With hereditary dynasties, succession has involved power struggles, purges and the creation of new cults of personality. The North Korean dynasty’s founder, Kim Il-sung, had to eliminate a diverse opposition, which included a pro-Soviet faction. The succession struggle he fought was reminiscent of Stalin’s battle with Trotsky and Bukharin. We lack solid figures on the number of people Kim Il-sung had killed, but one estimate places the figure above one million. His son and successor, Kim Jong-il, went through a long apprenticeship, preparing the Hermit Kingdom for his succession. Rumors suggest behind-the-scenes power struggles and assassination attempts within Kim Il-sung’s family, as wives, sons, uncles, and daughters jockeyed for succession. Kim Jong-il’s second son, Kim Jong-un, took the reins of power rather unexpectedly with the premature death of his father and considerable doubt as to his leadership capacities. His purges may eventually match those of his grandfather.
A careful study of postwar dictatorships shows that dictators are most often removed by members of their immediate circle. Military dictators are replaced by their generals, civilian dictators by fellow civilians. For monarchs, removal by family members is the second most frequent source of coups. Kim Jong-un murdering his relatives is not the action of a paranoid and eccentric ruler. Rather, it follows a long tradition—dating back to Rome and ancient Korea—of hereditary dictators murdering kin and relatives. It should come as no surprise that the young leader of the world’s only communist hereditary dictatorship is killing off his kin.

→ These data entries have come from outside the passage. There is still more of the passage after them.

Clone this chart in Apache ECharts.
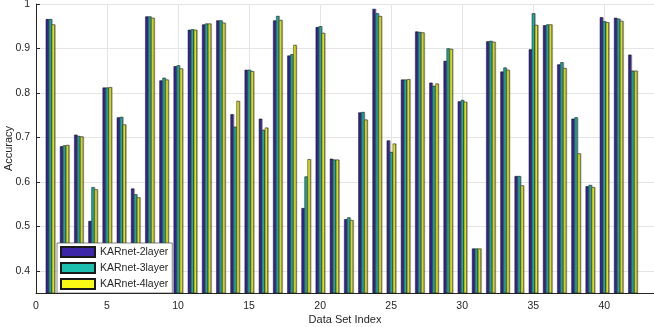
<!DOCTYPE html>
<html>
<head>
<meta charset="utf-8">
<script src="https://cdn.jsdelivr.net/npm/echarts@6/dist/echarts.min.js"></script>
<style>
  html, body { margin: 0; padding: 0; background: #fff; }
  #chart { width: 654px; height: 327px; }
</style>
</head>
<body>
<div id="chart"></div>
<script>
const dataSetIndex = [1, 2, 3, 4, 5, 6, 7, 8, 9, 10, 11, 12, 13, 14, 15, 16, 17, 18, 19, 20, 21,
  22, 23, 24, 25, 26, 27, 28, 29, 30, 31, 32, 33, 34, 35, 36, 37, 38, 39, 40, 41, 42]
const karnet2 = [0.966, 0.680, 0.706, 0.512, 0.812, 0.745, 0.585, 0.972, 0.828, 0.860,
  0.942, 0.954, 0.963, 0.752, 0.852, 0.742, 0.963, 0.884, 0.541, 0.948,
  0.652, 0.516, 0.756, 0.989, 0.693, 0.830, 0.938, 0.823, 0.872, 0.781,
  0.450, 0.916, 0.848, 0.613, 0.898, 0.952, 0.864, 0.742, 0.590, 0.970,
  0.969, 0.886]
const karnet3 = [0.966, 0.682, 0.703, 0.588, 0.812, 0.746, 0.572, 0.972, 0.834, 0.862,
  0.943, 0.956, 0.963, 0.724, 0.852, 0.717, 0.973, 0.887, 0.612, 0.950,
  0.650, 0.520, 0.757, 0.979, 0.667, 0.830, 0.937, 0.816, 0.900, 0.784,
  0.450, 0.917, 0.857, 0.613, 0.979, 0.954, 0.869, 0.745, 0.593, 0.961,
  0.967, 0.850]
const karnet4 = [0.954, 0.683, 0.702, 0.583, 0.813, 0.729, 0.565, 0.969, 0.830, 0.855,
  0.942, 0.956, 0.958, 0.782, 0.849, 0.722, 0.964, 0.908, 0.651, 0.935,
  0.650, 0.514, 0.740, 0.973, 0.686, 0.831, 0.936, 0.821, 0.899, 0.780,
  0.450, 0.915, 0.852, 0.592, 0.953, 0.954, 0.856, 0.664, 0.588, 0.959,
  0.962, 0.850]
const xTicks = [0, 5, 10, 15, 20, 25, 30, 35, 40]
const yTicks = [0.4, 0.5, 0.6, 0.7, 0.8, 0.9, 1.0]

const font = 'Liberation Sans, Arial, sans-serif'
const chart = echarts.init(document.getElementById('chart'))

function barSeries(name, values, color) {
  return {
    name: name,
    type: 'bar',
    barWidth: 3,
    barGap: '0%',
    data: dataSetIndex.map((x, i) => [x, values[i]]),
    itemStyle: {
      color: color,
      borderColor: '#1a1a1a',
      borderWidth: 0.5,
      shadowColor: 'rgba(0,0,0,0.35)',
      shadowOffsetX: 1,
    },
    emphasis: { disabled: true },
  }
}

chart.setOption({
  animation: false,
  textStyle: { fontFamily: font },
  grid: { left: 36, right: 0, top: 4, bottom: 34, containLabel: false, outerBoundsMode: 'none' },
  legend: {
    orient: 'vertical',
    left: 57,
    top: 243,
    icon: 'rect',
    itemWidth: 34,
    itemHeight: 10,
    itemGap: 4,
    padding: [3, 4, 3, 3],
    backgroundColor: '#fff',
    borderColor: '#333',
    borderWidth: 0.6,
    textStyle: { fontSize: 10.5, color: '#262626', fontFamily: font },
    data: ['KARnet-2layer', 'KARnet-3layer', 'KARnet-4layer'],
  },
  xAxis: {
    type: 'value',
    min: 0,
    max: 43.5,
    name: 'Data Set Index',
    nameLocation: 'middle',
    nameGap: 21,
    nameMoveOverlap: false,
    nameTextStyle: { fontSize: 11, color: '#262626' },
    axisLine: { lineStyle: { color: '#262626' } },
    axisTick: { customValues: xTicks, inside: true, length: 4, lineStyle: { color: '#262626' } },
    axisLabel: { customValues: xTicks, fontSize: 10.5, color: '#262626', margin: 8 },
    splitLine: { show: true, customValues: xTicks, lineStyle: { color: '#e5e5e5' } },
  },
  yAxis: {
    type: 'value',
    min: 0.35,
    max: 1.0,
    name: 'Accuracy',
    nameLocation: 'middle',
    nameGap: 22,
    nameMoveOverlap: false,
    nameTextStyle: { fontSize: 11, color: '#262626' },
    axisLine: { show: true, lineStyle: { color: '#262626' } },
    axisTick: { show: true, customValues: yTicks, inside: true, length: 4, lineStyle: { color: '#262626' } },
    axisLabel: {
      customValues: yTicks,
      fontSize: 10.5,
      color: '#262626',
      margin: 6,
      formatter: (v) => (Math.abs(v - 1) < 1e-9 ? '1' : v.toFixed(1)),
    },
    splitLine: { show: true, customValues: yTicks, lineStyle: { color: '#e5e5e5' } },
  },
  series: [
    barSeries('KARnet-2layer', karnet2, '#3e26a8'),
    barSeries('KARnet-3layer', karnet3, '#1cbfae'),
    barSeries('KARnet-4layer', karnet4, '#f9fb14'),
  ],
})
</script>
</body>
</html>
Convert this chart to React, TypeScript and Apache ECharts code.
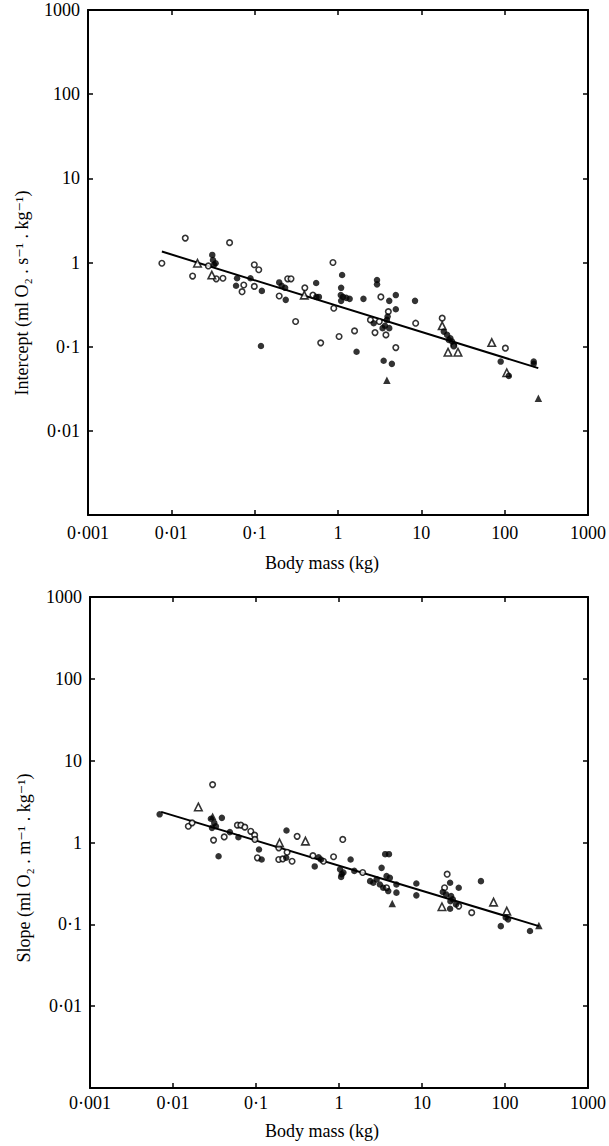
import React, { useEffect, useRef } from "react";
import * as echarts from "echarts";

// ---------- tick labels ----------
const tickLabels = ["0·001", "0·01", "0·1", "1", "10", "100", "1000"];
const yTickLabels = ["", "0·01", "0·1", "1", "10", "100", "1000"];

// ---------- axis titles ----------
const xTitle = "Body mass (kg)";
const yTitleTop = "Intercept (ml O\u2082 . s\u207B\u00B9 . kg\u207B\u00B9)";
const yTitleBottom = "Slope (ml O\u2082 . m\u207B\u00B9 . kg\u207B\u00B9)";

// ---------- top panel (intercept) ----------
const topOpenCircles: [number, number][] = [
  [0.0077, 0.98], [0.0147, 1.95], [0.018, 0.69], [0.0278, 0.91], [0.0346, 0.64],
  [0.0416, 0.65], [0.05, 1.72], [0.074, 0.54], [0.0706, 0.45], [0.099, 0.94],
  [0.112, 0.82], [0.099, 0.52], [0.249, 0.64], [0.273, 0.64], [0.197, 0.4],
  [0.31, 0.199], [0.4, 0.5], [0.5, 0.41], [0.62, 0.111], [0.89, 0.286],
  [1.03, 0.132], [0.87, 1.0], [1.58, 0.154], [3.27, 0.39], [2.45, 0.208],
  [3.13, 0.199], [2.78, 0.147], [4.02, 0.261], [3.76, 0.138], [4.94, 0.0975],
  [8.55, 0.19], [17.8, 0.218], [24.5, 0.102], [102, 0.096],
];
const topFilledCircles: [number, number][] = [
  [0.031, 1.23], [0.0316, 1.07], [0.0325, 0.94], [0.034, 0.98], [0.0615, 0.65],
  [0.0598, 0.53], [0.089, 0.65], [0.122, 0.46], [0.197, 0.58], [0.211, 0.53],
  [0.232, 0.5], [0.236, 0.36], [0.119, 0.102], [0.547, 0.57], [0.55, 0.39],
  [0.59, 0.39], [1.12, 0.71], [1.09, 0.5], [1.08, 0.41], [1.15, 0.39],
  [1.26, 0.38], [1.38, 0.37], [1.09, 0.35], [1.67, 0.087], [2.02, 0.37],
  [2.94, 0.55], [2.94, 0.62], [4.12, 0.35], [4.94, 0.41], [4.94, 0.278],
  [2.68, 0.19], [3.43, 0.166], [3.66, 0.177], [3.86, 0.208], [3.94, 0.228],
  [4.12, 0.166], [3.53, 0.068], [4.43, 0.0625], [8.4, 0.35], [18.6, 0.151],
  [20.4, 0.138], [21.4, 0.12], [22.3, 0.126], [23.4, 0.115], [24.5, 0.105],
  [89.6, 0.0665], [112, 0.045], [223, 0.0665], [223, 0.0625],
];
const topOpenTriangles: [number, number][] = [
  [0.0206, 0.98], [0.0306, 0.71], [0.394, 0.41], [17.8, 0.177], [20.9, 0.086],
  [27.5, 0.086], [70, 0.112], [106, 0.049],
];
const topFilledTriangles: [number, number][] = [
  [3.86, 0.04], [254, 0.0244],
];
const topFitLine: [number, number][] = [[0.0077, 1.35], [253, 0.0556]];

// ---------- bottom panel (slope) ----------
const bottomOpenCircles: [number, number][] = [
  [0.03, 5.1], [0.0153, 1.58], [0.017, 1.74], [0.0308, 1.07], [0.0414, 1.17],
  [0.0597, 1.63], [0.0656, 1.63], [0.0733, 1.54], [0.0865, 1.37], [0.0964, 1.23],
  [0.097, 1.09], [0.104, 0.65], [0.188, 0.86], [0.313, 1.19], [0.237, 0.76],
  [0.188, 0.62], [0.21, 0.63], [0.272, 0.59], [0.485, 0.69], [0.65, 0.59],
  [0.86, 0.67], [1.11, 1.09], [1.93, 0.43], [3.74, 0.28], [20.1, 0.41],
  [18.7, 0.28], [27.7, 0.167], [39.7, 0.139],
];
const bottomFilledCircles: [number, number][] = [
  [0.0069, 2.21], [0.0286, 1.95], [0.0314, 1.74], [0.0295, 1.51], [0.0329, 1.58],
  [0.0388, 2.0], [0.0354, 0.68], [0.0484, 1.34], [0.0614, 1.16], [0.1087, 0.82],
  [0.117, 0.62], [0.233, 1.4], [0.231, 0.65], [0.51, 0.51], [0.568, 0.66],
  [0.605, 0.62], [1.38, 0.62], [1.03, 0.47], [1.08, 0.41], [1.13, 0.43],
  [1.06, 0.38], [1.53, 0.45], [3.26, 0.49], [3.6, 0.72], [4.0, 0.72],
  [2.37, 0.337], [2.59, 0.322], [2.84, 0.354], [3.11, 0.307], [3.41, 0.28],
  [3.74, 0.388], [4.1, 0.37], [3.92, 0.255], [4.92, 0.307], [4.92, 0.244],
  [8.55, 0.316], [8.55, 0.226], [21.8, 0.322], [17.8, 0.248], [19.5, 0.232],
  [22.4, 0.222], [23.5, 0.202], [22.0, 0.192], [27.7, 0.28], [21.8, 0.155],
  [25.7, 0.175], [51.3, 0.337], [102, 0.121], [109, 0.115], [89, 0.095],
  [200, 0.083],
];
const bottomOpenTriangles: [number, number][] = [
  [0.0202, 2.72], [0.192, 0.99], [0.394, 1.04], [17.4, 0.164], [72.8, 0.187],
  [105, 0.145],
];
const bottomFilledTriangles: [number, number][] = [
  [0.03, 2.1], [4.38, 0.18], [256, 0.097],
];
const bottomFitLine: [number, number][] = [[0.0072, 2.37], [256, 0.095]];

const FONT = "'Liberation Serif', 'DejaVu Serif', serif";

const fmtX = (v: number) => tickLabels[Math.round(Math.log10(v)) + 3] ?? "";
const fmtY = (v: number) => yTickLabels[Math.round(Math.log10(v)) + 3] ?? "";

const commonAxis = {
  type: "log" as const,
  logBase: 10,
  min: 0.001,
  max: 1000,
  axisLine: { show: true, onZero: false, lineStyle: { color: "#000", width: 2 } },
  axisTick: { show: true, inside: true, length: 5, lineStyle: { color: "#000", width: 1.5 } },
  minorTick: { show: false },
  splitLine: { show: false },
  minorSplitLine: { show: false },
};

function makeX(gi: number, labelMargin: number) {
  return [
    {
      ...commonAxis,
      gridIndex: gi,
      position: "bottom",
      axisLabel: { formatter: fmtX, fontFamily: FONT, fontSize: 18, color: "#000", margin: labelMargin },
    },
    { ...commonAxis, gridIndex: gi, position: "top", axisLabel: { show: false } },
  ];
}

function makeY(gi: number) {
  return [
    {
      ...commonAxis,
      gridIndex: gi,
      position: "left",
      axisLabel: { formatter: fmtY, fontFamily: FONT, fontSize: 18, color: "#000", margin: 8 },
    },
    { ...commonAxis, gridIndex: gi, position: "right", axisLabel: { show: false } },
  ];
}

function panelSeries(
  axisIdx: number,
  openC: [number, number][],
  fillC: [number, number][],
  openT: [number, number][],
  fillT: [number, number][],
  fit: [number, number][]
) {
  const base = { xAxisIndex: axisIdx, yAxisIndex: axisIdx, silent: true };
  return [
    {
      ...base,
      type: "line",
      data: fit,
      showSymbol: false,
      symbol: "none",
      lineStyle: { color: "#000", width: 2 },
      z: 2,
    },
    {
      ...base,
      type: "scatter",
      data: openC,
      symbol: "circle",
      symbolSize: 5.5,
      itemStyle: { color: "#fff", borderColor: "#000", borderWidth: 1.6 },
      z: 3,
    },
    {
      ...base,
      type: "scatter",
      data: openT,
      symbol: "triangle",
      symbolSize: 7.5,
      itemStyle: { color: "#fff", borderColor: "#000", borderWidth: 1.6 },
      z: 3,
    },
    {
      ...base,
      type: "scatter",
      data: fillC,
      symbol: "circle",
      symbolSize: 6.5,
      itemStyle: { color: "#000" },
      z: 4,
    },
    {
      ...base,
      type: "scatter",
      data: fillT,
      symbol: "triangle",
      symbolSize: 7.5,
      itemStyle: { color: "#000" },
      z: 4,
    },
  ];
}

export default function App() {
  const ref = useRef<HTMLDivElement>(null);
  useEffect(() => {
    document.body.style.margin = "0";
    const chart = echarts.init(ref.current!, null, { renderer: "svg" });
    const titleStyle = { fontFamily: FONT, fontSize: 18, fill: "#000", align: "center", verticalAlign: "middle" };
    chart.setOption({
      animation: false,
      backgroundColor: "#fff",
      grid: [
        { left: 88, top: 10, width: 504, height: 505 },
        { left: 90, top: 597, width: 501, height: 491 },
      ],
      xAxis: [...makeX(0, 9), ...makeX(1, 6)],
      yAxis: [...makeY(0), ...makeY(1)],
      series: [
        ...panelSeries(0, topOpenCircles, topFilledCircles, topOpenTriangles, topFilledTriangles, topFitLine),
        ...panelSeries(2, bottomOpenCircles, bottomFilledCircles, bottomOpenTriangles, bottomFilledTriangles, bottomFitLine),
      ],
      graphic: [
        { type: "text", x: 322, y: 563, style: { ...titleStyle, text: xTitle } },
        { type: "text", x: 322, y: 1131, style: { ...titleStyle, text: xTitle } },
        { type: "text", x: 22, y: 293, rotation: Math.PI / 2, style: { ...titleStyle, text: yTitleTop } },
        { type: "text", x: 24, y: 868, rotation: Math.PI / 2, style: { ...titleStyle, text: yTitleBottom } },
      ],
    });
    return () => chart.dispose();
  }, []);
  return <div ref={ref} style={{ width: 609, height: 1146 }} />;
}
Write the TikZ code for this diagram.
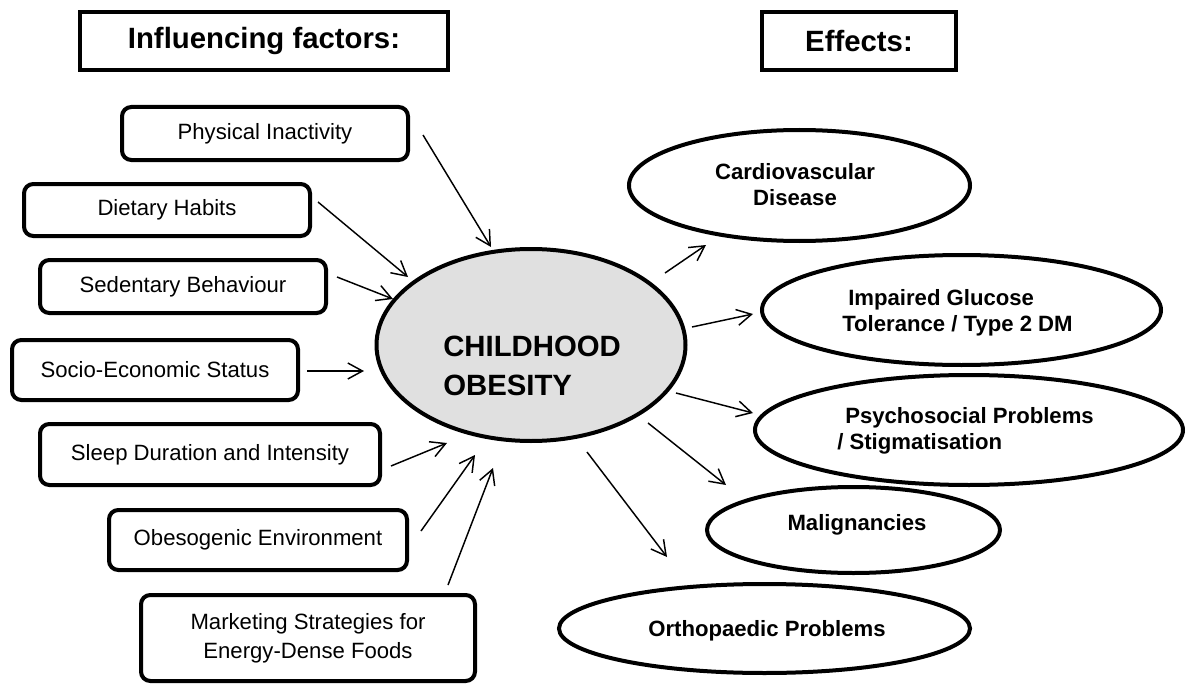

The fact that two brutal dictators, separated by 60 years, pursue similar repressive policies raises the question of rational behavior. What appears to outsiders as irrational paranoia is actually the rational pursuit of objectives through unconventional methods. As the United States determines its policy toward North Korea, we must understand whether we are dealing with a mad man or a calculating opponent who may wish to give the impression of madness and unpredictability. So far, it seems like we’re working with the latter.